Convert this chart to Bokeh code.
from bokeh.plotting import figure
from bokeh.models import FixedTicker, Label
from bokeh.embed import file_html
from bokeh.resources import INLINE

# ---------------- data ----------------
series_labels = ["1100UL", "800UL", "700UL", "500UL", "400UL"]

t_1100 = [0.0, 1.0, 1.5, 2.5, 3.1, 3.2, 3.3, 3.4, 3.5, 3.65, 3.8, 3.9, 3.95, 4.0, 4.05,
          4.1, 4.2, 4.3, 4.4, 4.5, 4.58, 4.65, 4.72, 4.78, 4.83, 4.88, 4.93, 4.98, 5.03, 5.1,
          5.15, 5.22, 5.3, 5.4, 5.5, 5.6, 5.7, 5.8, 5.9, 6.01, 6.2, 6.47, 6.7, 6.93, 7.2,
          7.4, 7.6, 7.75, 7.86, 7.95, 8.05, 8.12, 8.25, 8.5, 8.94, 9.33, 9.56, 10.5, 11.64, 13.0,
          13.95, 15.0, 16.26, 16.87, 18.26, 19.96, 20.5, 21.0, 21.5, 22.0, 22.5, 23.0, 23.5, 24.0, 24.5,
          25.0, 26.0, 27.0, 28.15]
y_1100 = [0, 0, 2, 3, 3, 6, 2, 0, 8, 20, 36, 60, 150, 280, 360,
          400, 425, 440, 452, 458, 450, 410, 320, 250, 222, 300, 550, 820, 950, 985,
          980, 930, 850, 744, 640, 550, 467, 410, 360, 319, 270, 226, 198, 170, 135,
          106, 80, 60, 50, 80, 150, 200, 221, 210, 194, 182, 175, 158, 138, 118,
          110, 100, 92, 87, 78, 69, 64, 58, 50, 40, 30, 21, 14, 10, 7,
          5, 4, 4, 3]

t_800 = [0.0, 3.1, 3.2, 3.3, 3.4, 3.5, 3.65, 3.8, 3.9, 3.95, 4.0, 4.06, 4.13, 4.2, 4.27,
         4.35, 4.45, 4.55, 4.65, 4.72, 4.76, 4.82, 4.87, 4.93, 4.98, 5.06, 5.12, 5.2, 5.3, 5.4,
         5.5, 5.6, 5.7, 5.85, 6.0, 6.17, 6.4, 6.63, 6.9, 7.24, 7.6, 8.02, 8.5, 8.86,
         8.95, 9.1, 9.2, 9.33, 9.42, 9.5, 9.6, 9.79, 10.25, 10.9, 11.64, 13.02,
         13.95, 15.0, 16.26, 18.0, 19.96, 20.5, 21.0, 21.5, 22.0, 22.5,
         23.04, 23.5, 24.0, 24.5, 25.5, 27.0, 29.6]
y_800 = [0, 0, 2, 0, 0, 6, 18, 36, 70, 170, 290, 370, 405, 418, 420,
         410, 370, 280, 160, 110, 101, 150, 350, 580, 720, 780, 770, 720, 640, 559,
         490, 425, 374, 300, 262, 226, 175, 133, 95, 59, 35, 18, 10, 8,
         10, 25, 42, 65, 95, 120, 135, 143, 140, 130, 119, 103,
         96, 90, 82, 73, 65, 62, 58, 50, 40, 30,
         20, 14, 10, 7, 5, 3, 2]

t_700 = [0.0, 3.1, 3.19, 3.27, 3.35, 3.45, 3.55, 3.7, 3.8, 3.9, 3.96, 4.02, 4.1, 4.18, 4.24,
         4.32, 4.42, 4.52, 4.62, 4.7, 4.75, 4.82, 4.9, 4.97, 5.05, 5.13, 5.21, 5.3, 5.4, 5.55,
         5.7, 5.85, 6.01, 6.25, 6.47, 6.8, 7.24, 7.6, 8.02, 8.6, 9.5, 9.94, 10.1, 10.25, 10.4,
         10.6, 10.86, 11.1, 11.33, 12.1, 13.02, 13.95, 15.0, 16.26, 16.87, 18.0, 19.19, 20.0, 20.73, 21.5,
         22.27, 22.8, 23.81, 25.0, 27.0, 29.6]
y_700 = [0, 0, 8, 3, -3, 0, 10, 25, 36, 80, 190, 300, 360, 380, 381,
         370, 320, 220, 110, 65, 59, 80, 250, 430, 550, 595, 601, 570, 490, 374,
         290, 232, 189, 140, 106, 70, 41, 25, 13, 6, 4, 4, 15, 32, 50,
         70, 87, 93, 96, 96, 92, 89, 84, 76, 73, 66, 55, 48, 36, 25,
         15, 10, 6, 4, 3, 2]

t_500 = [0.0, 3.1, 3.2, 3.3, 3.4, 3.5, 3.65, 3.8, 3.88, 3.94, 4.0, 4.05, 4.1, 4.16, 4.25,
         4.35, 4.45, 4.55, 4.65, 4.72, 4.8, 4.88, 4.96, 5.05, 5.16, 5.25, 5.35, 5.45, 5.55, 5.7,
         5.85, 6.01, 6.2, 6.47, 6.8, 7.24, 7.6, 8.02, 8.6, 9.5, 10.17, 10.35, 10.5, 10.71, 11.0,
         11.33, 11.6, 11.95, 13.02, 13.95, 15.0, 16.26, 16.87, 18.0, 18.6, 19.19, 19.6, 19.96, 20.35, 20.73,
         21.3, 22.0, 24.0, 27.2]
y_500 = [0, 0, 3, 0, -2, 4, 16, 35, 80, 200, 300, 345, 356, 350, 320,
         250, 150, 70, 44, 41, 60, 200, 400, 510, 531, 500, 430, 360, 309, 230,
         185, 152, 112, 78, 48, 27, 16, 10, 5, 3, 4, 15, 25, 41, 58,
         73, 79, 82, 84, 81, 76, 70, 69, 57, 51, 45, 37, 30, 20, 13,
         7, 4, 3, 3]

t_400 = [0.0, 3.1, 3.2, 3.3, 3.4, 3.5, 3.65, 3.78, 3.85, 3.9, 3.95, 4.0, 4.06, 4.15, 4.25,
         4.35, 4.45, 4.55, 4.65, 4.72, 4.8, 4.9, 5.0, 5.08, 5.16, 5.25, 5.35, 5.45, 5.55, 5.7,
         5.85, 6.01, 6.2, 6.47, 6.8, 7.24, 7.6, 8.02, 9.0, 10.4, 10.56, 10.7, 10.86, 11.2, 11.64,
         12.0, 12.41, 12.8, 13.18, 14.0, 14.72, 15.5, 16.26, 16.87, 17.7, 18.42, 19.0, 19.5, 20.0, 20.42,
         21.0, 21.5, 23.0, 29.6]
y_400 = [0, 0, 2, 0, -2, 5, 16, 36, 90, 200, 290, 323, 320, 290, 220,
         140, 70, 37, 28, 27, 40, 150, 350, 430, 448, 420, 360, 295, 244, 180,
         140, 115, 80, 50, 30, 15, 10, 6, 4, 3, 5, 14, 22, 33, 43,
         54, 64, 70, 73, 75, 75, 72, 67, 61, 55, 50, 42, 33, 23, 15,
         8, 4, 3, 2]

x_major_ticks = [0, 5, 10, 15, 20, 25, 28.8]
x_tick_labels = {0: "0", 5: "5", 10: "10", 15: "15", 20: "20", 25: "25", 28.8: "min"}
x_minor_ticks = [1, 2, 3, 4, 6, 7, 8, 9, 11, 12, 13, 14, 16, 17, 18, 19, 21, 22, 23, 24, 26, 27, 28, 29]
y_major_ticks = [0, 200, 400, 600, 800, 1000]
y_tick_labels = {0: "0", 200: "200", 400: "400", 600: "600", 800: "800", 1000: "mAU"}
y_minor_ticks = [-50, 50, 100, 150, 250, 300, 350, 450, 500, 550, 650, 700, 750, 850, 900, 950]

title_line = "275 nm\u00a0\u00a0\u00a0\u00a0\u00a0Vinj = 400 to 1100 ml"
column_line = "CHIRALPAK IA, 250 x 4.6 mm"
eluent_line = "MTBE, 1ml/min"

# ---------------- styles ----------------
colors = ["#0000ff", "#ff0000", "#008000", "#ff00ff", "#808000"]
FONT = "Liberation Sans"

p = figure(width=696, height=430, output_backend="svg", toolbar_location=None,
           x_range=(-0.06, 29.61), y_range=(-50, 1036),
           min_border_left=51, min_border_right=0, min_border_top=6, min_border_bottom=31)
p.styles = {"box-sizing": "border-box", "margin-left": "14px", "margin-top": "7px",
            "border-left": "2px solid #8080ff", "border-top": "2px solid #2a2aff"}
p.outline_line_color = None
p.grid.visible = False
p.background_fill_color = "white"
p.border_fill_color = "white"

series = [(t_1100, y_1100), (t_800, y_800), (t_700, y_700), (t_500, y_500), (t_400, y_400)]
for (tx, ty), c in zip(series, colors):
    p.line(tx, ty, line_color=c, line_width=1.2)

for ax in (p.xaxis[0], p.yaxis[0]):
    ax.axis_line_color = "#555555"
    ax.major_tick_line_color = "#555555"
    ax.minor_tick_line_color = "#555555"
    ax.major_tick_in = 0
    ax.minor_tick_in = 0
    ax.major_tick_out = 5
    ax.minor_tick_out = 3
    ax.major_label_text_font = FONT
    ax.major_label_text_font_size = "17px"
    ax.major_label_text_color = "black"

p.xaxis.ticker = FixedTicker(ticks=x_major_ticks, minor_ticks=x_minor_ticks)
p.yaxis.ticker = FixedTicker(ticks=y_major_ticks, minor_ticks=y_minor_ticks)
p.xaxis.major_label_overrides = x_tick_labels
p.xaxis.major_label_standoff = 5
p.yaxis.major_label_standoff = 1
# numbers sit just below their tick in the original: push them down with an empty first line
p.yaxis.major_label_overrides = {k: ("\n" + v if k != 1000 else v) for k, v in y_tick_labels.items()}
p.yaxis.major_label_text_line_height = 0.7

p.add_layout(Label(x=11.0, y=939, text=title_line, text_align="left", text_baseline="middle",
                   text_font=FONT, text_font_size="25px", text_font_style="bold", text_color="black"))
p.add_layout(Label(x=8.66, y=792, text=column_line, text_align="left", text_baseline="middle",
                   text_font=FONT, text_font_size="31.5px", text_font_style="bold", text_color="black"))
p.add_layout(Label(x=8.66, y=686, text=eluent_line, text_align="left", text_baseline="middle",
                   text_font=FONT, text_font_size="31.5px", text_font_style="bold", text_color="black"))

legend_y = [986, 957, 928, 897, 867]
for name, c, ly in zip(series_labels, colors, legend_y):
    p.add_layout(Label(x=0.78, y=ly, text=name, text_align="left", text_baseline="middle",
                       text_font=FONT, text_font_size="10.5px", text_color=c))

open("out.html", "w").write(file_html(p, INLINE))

▶ **What you should do**: Repeat exactly, please, each line from the beginning of the data through the line with "from bokeh.resources import INLINE" in it, and only those lines.

▶ **Solution**:
Convert this chart to Bokeh code.
from bokeh.plotting import figure
from bokeh.models import FixedTicker, Label
from bokeh.embed import file_html
from bokeh.resources import INLINE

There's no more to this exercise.